## Source data
────────────────────────────────────────

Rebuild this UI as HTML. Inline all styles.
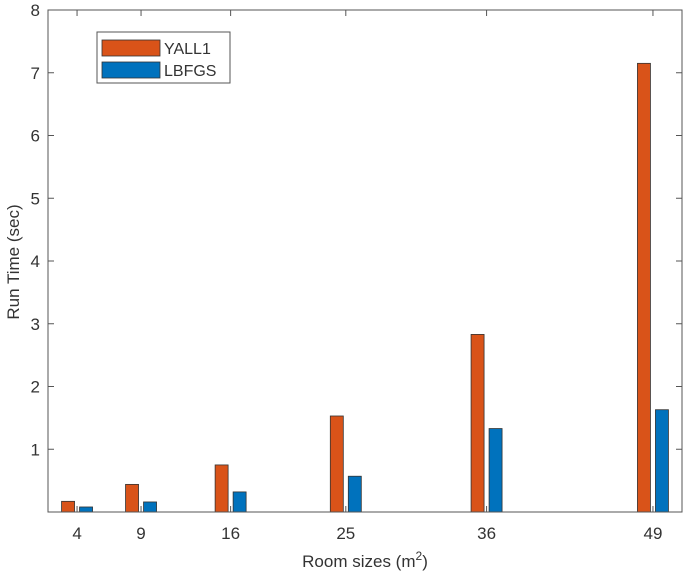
<!DOCTYPE html>
<html><head><meta charset="utf-8"><style>
body{margin:0;background:#fff;}
svg text{font-family:"Liberation Sans",Arial,sans-serif;fill:#333;}
</style></head><body>
<svg id="chart" width="685" height="580" xmlns="http://www.w3.org/2000/svg">
<g id="plot"></g>
</svg>
<script>
const categories=[4,9,16,25,36,49];
const yall1=[0.17,0.44,0.75,1.53,2.83,7.15];
const lbfgs=[0.08,0.16,0.32,0.57,1.33,1.63];
const yTicks=[1,2,3,4,5,6,7,8];
const seriesNames=['YALL1','LBFGS'];

const NS='http://www.w3.org/2000/svg';
const L=48,R=682,T=10,B=512;
const xMin=1.73,xMax=51.27,yMax=8;
const sx=v=>L+(v-xMin)/(xMax-xMin)*(R-L);
const sy=v=>B-v/yMax*(B-T);
const g=document.getElementById('plot');
function el(tag,attrs,text){const e=document.createElementNS(NS,tag);for(const k in attrs)e.setAttribute(k,attrs[k]);if(text!==undefined)e.textContent=text;g.appendChild(e);return e;}

// bars
const bw=13,off=9;
categories.forEach((c,i)=>{
  const x=sx(c);
  let b=el('rect',{x:x-off-bw/2,y:sy(yall1[i]),width:bw,height:B-sy(yall1[i]),fill:'#D95319',stroke:'#333','stroke-width':0.8});
  
  
  let b2=el('rect',{x:x+off-bw/2,y:sy(lbfgs[i]),width:bw,height:B-sy(lbfgs[i]),fill:'#0072BD',stroke:'#333','stroke-width':0.8});
  
  
});
// axes box
const box=el('rect',{x:L,y:T,width:R-L,height:B-T,fill:'none',stroke:'#555','stroke-width':1});


// x ticks
categories.forEach(c=>{
  const x=sx(c);
  el('line',{x1:x,x2:x,y1:B,y2:B-6,stroke:'#555'});
  el('line',{x1:x,x2:x,y1:T,y2:T+6,stroke:'#555'});
  const t=el('text',{x:x,y:B+27,'text-anchor':'middle','font-size':17},String(c));
  
  
});
// y ticks
yTicks.concat([0]).forEach(v=>{
  const y=sy(v);
  el('line',{x1:L,x2:L+6,y1:y,y2:y,stroke:'#555'});
  el('line',{x1:R,x2:R-6,y1:y,y2:y,stroke:'#555'});
});
yTicks.forEach(v=>{
  const t=el('text',{x:40,y:sy(v)+6,'text-anchor':'end','font-size':17},String(v));
  
  
});
// axis titles
const xt=el('text',{x:365,y:567,'text-anchor':'middle','font-size':17});
xt.innerHTML='Room sizes (m<tspan dy="-7" font-size="12">2</tspan><tspan dy="7">)</tspan>';


const yt=el('text',{x:0,y:0,'text-anchor':'middle','font-size':17,transform:'translate(19,262) rotate(-90)'},'Run Time (sec)');


// legend
const lg=el('rect',{x:97,y:32,width:133,height:51,fill:'#fff',stroke:'#555'});


const cols=['#D95319','#0072BD'];
seriesNames.forEach((n,i)=>{
  const sw=el('rect',{x:102,y:40+i*22,width:58,height:16,fill:cols[i],stroke:'#333','stroke-width':0.8});
  
  
  const t=el('text',{x:164,y:54+i*22,'font-size':16},n);
  
  
});
</script>
</body></html>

────────────────────────────────────────

## Goal of the exercise
Restate each line from the start of the listing through the line bearing "const seriesNames=['YALL1','LBFGS'];" word for word. Drop the pictures.

## Response
Rebuild this UI as HTML. Inline all styles.
<!DOCTYPE html>
<html><head><meta charset="utf-8"><style>
body{margin:0;background:#fff;}
svg text{font-family:"Liberation Sans",Arial,sans-serif;fill:#333;}
</style></head><body>
<svg id="chart" width="685" height="580" xmlns="http://www.w3.org/2000/svg">
<g id="plot"></g>
</svg>
<script>
const categories=[4,9,16,25,36,49];
const yall1=[0.17,0.44,0.75,1.53,2.83,7.15];
const lbfgs=[0.08,0.16,0.32,0.57,1.33,1.63];
const yTicks=[1,2,3,4,5,6,7,8];
const seriesNames=['YALL1','LBFGS'];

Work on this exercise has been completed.